Shoppers in South Africa are expected to continue trekking slower and slower to shops as depressed household incomes plunged retail sales for the sixth month in a row in May.
This comes as Statistics South Africa (StatsSA) yesterday said retail sales volumes declined by 1.4% year-on-year in May, from a downwardly revised decline of 1.8% in the previous month.
The May print marked the sixth consecutive month of year-on-year declines in retail activity as a number of retailers continued to experience a significant negative impact primarily due to the prolonged power crisis.
StatsSA’s deputy director for distributive trade statistics, Raquel Floris, said five of the seven retailer groups registered decreases in May, with general dealers and hardware stores the largest negative contributors.
The hardware, paint and glass segment, moved back into contractionary territory in May after increasing for the first time in nearly two years in April.
“General dealers recorded a year-on-year decrease of 3.7% while retailers in hardware, paint and glass registered a decline of 8.7%.
“Other retailers who performed poorly in May include those specialising in food and beverages, pharmaceuticals and medical goods, and household furniture and appliances.

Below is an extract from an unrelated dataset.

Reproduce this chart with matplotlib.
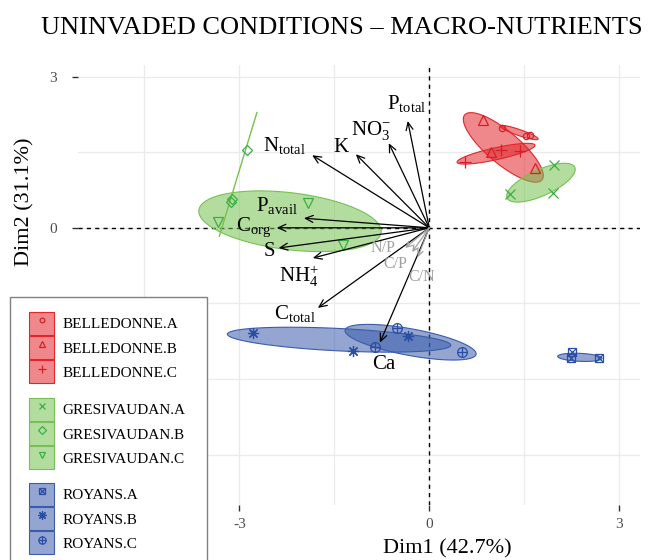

“The two retailer groups that recorded positive year-on-year growth were textiles and clothing, and the miscellaneous category referred to as ‘all other retailers’.
Textiles and clothing recorded its 12th consecutive month of year-on-year growth, expanding by 10.3%.”
On a monthly basis, seasonally adjusted retail trade sales plunged by 0.7% in May, reversing a 0.2% gain in April.
Seasonally adjusted retail trade sales decreased by 0.7% in the three months ended May compared with the previous three months, giving early indications that the retail industry will likely detract from the second quarter of 2023 gross domestic product (GDP) growth.
Year-to-date, volume sales were lower by 1.2% in May compared to the same period last year.
FNB senior economist Siphamandla Mkhwanazi said the relative outperformance by clothing retailers was consistent with the National Credit Regulator data that was showing a strong increase in the issuance of store cards.
Mkhwanazi said credit data suggested that consumers were still accumulating consumption credit at a relatively faster pace, though the trend has plateaued in the last few months.
However, Mkhwanazi said they expected that lending standards would tighten further, as the cumulative impact of past interest rate decisions filters through, suggesting less support for shopping activity.
“Furthermore, salary growth expectations have also moderated, in contrast to inflation and interest rate expectations,” Mkhwanazi said.
“These factors, combined with depressed consumer confidence, corroborate our view of subdued growth in household consumption expenditure.”
Indeed, household incomes remained severely depressed as confidence levels in the economy was at shockingly low levels, and continued to hamper economic recovery as well as salary adjustments and movements in the job market.
According to BankservAfrica, the average take-home pay tracked lower in May falling by 8.8% to “the lowest level on record” and remained below the level of a year ago.
Investec economist Lara Hodes said that despite the lift in the textiles, clothing, footwear and leather goods grouping, overall retailer sentiment remained highly subdued.
“The electricity supply situation continues to weigh heavily on costs, reducing profitability, while consumers remain financially constrained dealing with elevated living costs and high interest rates,” Hodes said.
“In the short-term we don’t anticipate a meaningful pick-up in household consumption expenditure, which makes up around two-thirds of GDP. Growth for this year is projected at just 0.2%.”